WORLD

Overcrowding, abuse seen at Mexico migrant detention center

María Verza
Associated Press
Federal Police and migration officers hold a child after her mother tried to jump the line at an immigration center May 27 in Tapachula, Chiapas state, Mexico.

Tapachula, Mexico – The 36-year-old Cuban mechanic’s eyes glazed over as he recalled his time at the Siglo XXI holding facility: 50 people sleeping in 9-by-12-foot pens, feces overflowing the latrines, food and water always scarce.

Women slept in hallways or in the dining hall among rats, cockroaches and pigeon droppings, as children wailed, mothers reused diapers and guards treated everyone with contempt.

“They threw us in there like little animals,” a Honduran woman said.

Many migrants who cross into southern Mexico end up in Siglo XXI, Spanish for “21st century,” said to be the largest immigration detention center in Latin America. Located in the city of Tapachula, near the border with Guatemala, it’s a secretive place off-limits to public scrutiny where cellphones are confiscated and journalists aren’t allowed inside.

The Associated Press was denied access, and the National Immigration Institute, which oversees the facility, did not respond to requests for comment. But about 20 people interviewed by AP including migrants, officials and rights workers who’ve been inside, described it as sorely overcrowded and filthy, and alleged repeated abusive treatment by agents tasked with running it.

Washington has demanded Mexico slow a migratory surge of mostly Central Americans fleeing poverty and violence but also Cubans, Haitians and Africans , and President Donald Trump has said threatened tariffs on Mexican imports may be revived if it doesn’t get results. As President Andrés Manuel López Obrador puts in motion a still-vague plan to crack down in response, observers fear an already overtaxed Mexico is woefully unprepared for the prospect of more arrests.

A Honduran migrant woman who did not want to be identified, talks about her experience being detained at the Siglo XXI migrant detention center, May 28 in Tapachula, Chiapas state, Mexico.
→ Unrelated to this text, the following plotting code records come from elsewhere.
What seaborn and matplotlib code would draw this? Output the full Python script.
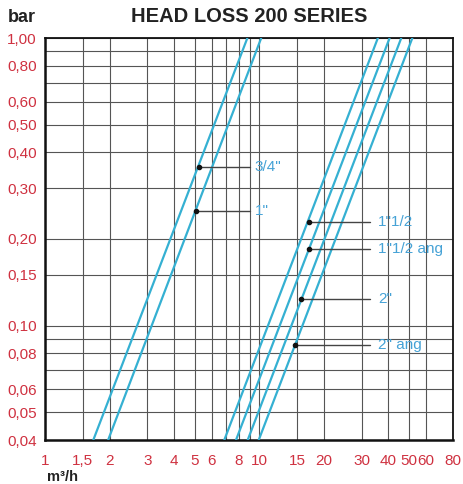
import numpy as np
import pandas as pd
import seaborn as sns
import matplotlib.pyplot as plt
from matplotlib.ticker import FixedLocator, NullFormatter

# pipe sizes, in the order the curves appear left to right
sizes = ['3/4"', '1"', '1"1/2', '1"1/2 ang', '2"', '2" ang']

# flow (m3/h) where each curve meets 0,04 bar and 1,00 bar
q_at_low = [1.68, 1.97, 6.86, 7.78, 8.82, 9.93]
q_at_high = [8.79, 10.2, 35.7, 40.5, 45.9, 51.7]
bar_low = 0.04
bar_high = 1.00

# points on the curves where the label leaders start
mark_q = [5.2, 5.05, 17.0, 17.0, 15.7, 14.6]
mark_bar = [0.355, 0.25, 0.23, 0.185, 0.124, 0.0855]

# axis ticks
x_ticks = [1, 1.5, 2, 3, 4, 5, 6, 8, 10, 15, 20, 30, 40, 50, 60, 80]
x_labels = ["1", "1,5", "2", "3", "4", "5", "6", "8", "10", "15", "20", "30", "40", "50", "60", "80"]
x_extra = [7, 9]
y_ticks = [0.04, 0.05, 0.06, 0.08, 0.10, 0.15, 0.20, 0.30, 0.40, 0.50, 0.60, 0.80, 1.00]
y_labels = ["0,04", "0,05", "0,06", "0,08", "0,10", "0,15", "0,20", "0,30", "0,40", "0,50", "0,60", "0,80", "1,00"]
y_extra = [0.07, 0.09, 0.7, 0.9]

LINE = "#35b0d2"
TEXT_BLUE = "#45a2d6"
RED = "#cf3140"

sns.set_style("white")
plt.rcParams['font.family'] = ['Liberation Sans', 'DejaVu Sans']

df = pd.DataFrame({
    "size": sizes * 2,
    "flow": q_at_low + q_at_high,
    "bar": [bar_low] * len(sizes) + [bar_high] * len(sizes),
})

fig = plt.figure(figsize=(4.63, 4.84), dpi=100)
ax = fig.add_axes([45 / 463, 1 - 440 / 484, 408 / 463, 402 / 484])

sns.lineplot(data=df, x="flow", y="bar", hue="size", palette=[LINE] * len(sizes),
             linewidth=1.6, legend=False, ax=ax, zorder=3)

ax.set_xscale("log")
ax.set_yscale("log")
ax.set_xlim(1, 80)
ax.set_ylim(0.04, 1.0)

ax.xaxis.set_major_locator(FixedLocator(x_ticks))
ax.xaxis.set_minor_locator(FixedLocator(x_extra))
ax.set_xticklabels(x_labels)
ax.xaxis.set_minor_formatter(NullFormatter())
ax.yaxis.set_major_locator(FixedLocator(y_ticks))
ax.yaxis.set_minor_locator(FixedLocator(y_extra))
ax.set_yticklabels(y_labels)
ax.yaxis.set_minor_formatter(NullFormatter())

ax.tick_params(axis="both", which="both", length=0, labelsize=11, labelcolor=RED)
ax.tick_params(axis="x", pad=10)
ax.tick_params(axis="y", pad=6)
ax.grid(True, which="both", color="#555555", linewidth=0.8)
ax.set_xlabel("")
ax.set_ylabel("")

for side in ["left", "bottom"]:
    ax.spines[side].set_linewidth(1.8)
for side in ["top", "right"]:
    ax.spines[side].set_linewidth(1.3)
for sp in ax.spines.values():
    sp.set_color("#111111")
    sp.set_visible(True)

# leaders + labels
for i, name in enumerate(sizes):
    small = i < 2
    x_end = 9.05 if small else 32.8
    x_txt = 9.5 if small else 35.7
    ax.plot([mark_q[i], x_end], [mark_bar[i], mark_bar[i]], color="#444444", lw=1.0, zorder=4)
    ax.plot(mark_q[i], mark_bar[i], "o", color="#111111", ms=3, zorder=5)
    ax.text(x_txt, mark_bar[i], name, color=TEXT_BLUE, fontsize=11, va="center", ha="left", zorder=5)

fig.text(249 / 463, 1 - 17 / 484, "HEAD LOSS 200 SERIES", ha="center", va="center",
         fontsize=14.5, fontweight="bold", color="#222222")
fig.text(8 / 463, 1 - 18 / 484, "bar", ha="left", va="center",
         fontsize=13, fontweight="bold", color="#222222")
fig.text(62 / 463, 1 - 477 / 484, "m³/h", ha="center", va="center",
         fontsize=10.5, fontweight="bold", color="#222222")

fig.savefig("out.png", dpi=100)
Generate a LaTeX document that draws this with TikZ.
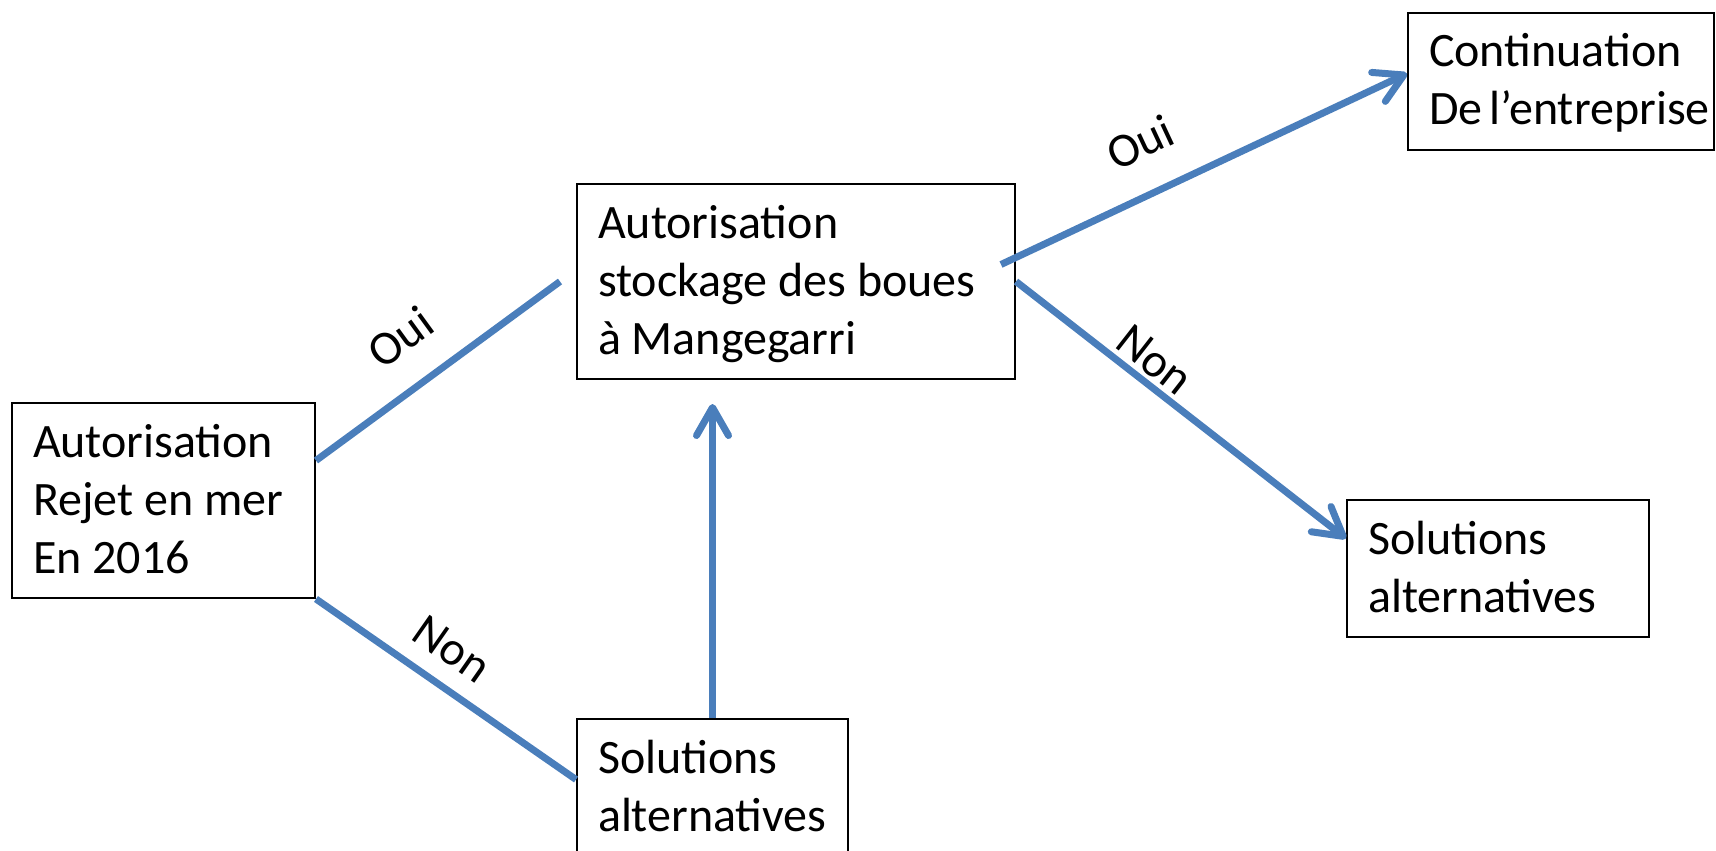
\documentclass[tikz,border=0pt]{standalone}
\usepackage{fontspec}
\setmainfont{Carlito}
\usetikzlibrary{arrows.meta}
\definecolor{lineblue}{RGB}{74,126,187}
\newcommand{\boxtop}{\rule{0pt}{27pt}}
\newcommand{\boxbot}{\rule[-12.5pt]{0pt}{12.5pt}}
\begin{document}
\begin{tikzpicture}[x=0.5pt,y=-0.5pt,
        font=\fontsize{24pt}{29pt}\selectfont,
        box/.style={draw, line width=1pt, anchor=north west, align=flush left,
            inner xsep=10.5pt, inner ysep=0pt,
            execute at begin node=\boxtop, execute at end node=\boxbot},
        link/.style={lineblue, line width=3.5pt},
        arr/.style={link, -{Straight Barb[length=14pt,width=16pt,round]}},
        lbl/.style={inner sep=0pt}]
    \useasboundingbox (0,0) rectangle (1716,850);
    \node[box, text width=130.5pt] (rejet) at (11,402) {Autorisation\\Rejet en mer\\En 2016};
    \node[box, text width=198pt] (stock) at (576,183) {Autorisation\\stockage des boues\\à Mangegarri};
    \node[box, text width=114.5pt] (solA) at (576,718) {Solutions\\alternatives};
    \node[box, text width=130pt] (solB) at (1346,499) {Solutions\\alternatives};
    \node[box, text width=132pt] (suite) at (1407,12) {Continuation\\De~l’entreprise};
    \coordinate (stockin) at (solA.north |- stock.south);
    \draw[link] ([yshift=20pt]rejet.east) -- ([xshift=-8pt]stock.west);
    \draw[link] (rejet.south east) -- ([yshift=4pt]solA.west);
    \draw[arr] (solA.north) -- ([yshift=-12pt]stockin);
    \draw[arr] ([xshift=-7.5pt,yshift=8.5pt]stock.east) -- ([yshift=4pt]suite.west);
    \draw[arr] (stock.east) -- ([yshift=15pt]solB.west);
    \node[lbl, rotate=36] (ouiA) at (400,337) {Oui};
    \node[lbl, rotate=-35] (nonA) at (452,649) {Non};
    \node[lbl, rotate=25] (ouiB) at (1140,142) {Oui};
    \node[lbl, rotate=-38] (nonB) at (1155,360) {Non};
\end{tikzpicture}
\end{document}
“If more people are detained, there is not the corresponding infrastructure to handle it,” Edgar Corzo of the governmental National Human Rights Commission said Thursday during a tour of southern Mexico ahead of an anticipated, 6,000-strong National Guard deployment to help police immigration.

As of late April there were more than 2,000 migrants in Siglo XXI, according to the commission, over double its 960 capacity. Hundreds were moved to an improvised camp and that was down to 1,230 as of last week, Corzo said. Another facility in Tuxtla Gutierrez with a capacity of 80 was holding 400.

“I cannot imagine putting 100 more or hundreds more at the Siglo XXI. … The migratory stations are not prepared to respond to greater capacity because they have been overwhelmed,” Corzo said.

Most of those interviewed for this story spoke on condition of anonymity for fear of reprisals. But from them a picture of the hermetic Siglo XXI emerges.

It’s a prisonlike compound with 16- to 30-foot walls, control towers, security cameras and high-ceiling caged areas where guards patrol above the migrants. There is a punishment cell called “the well” which the government has promised not to use, though the Fray Matias de Cordova Human Rights Center, one of the few NGOs allowed inside, has not been able to verify that.

The U.N. refugee agency and other organizations criticized detention centers in Mexico even before the current crisis, saying migrants are held in substandard conditions and regularly extorted. They have called for detentions to be the exception, and to be completely eliminated for minors. Yet children continue to fill up the centers, even after a girl died in Mexico City under unclear circumstances.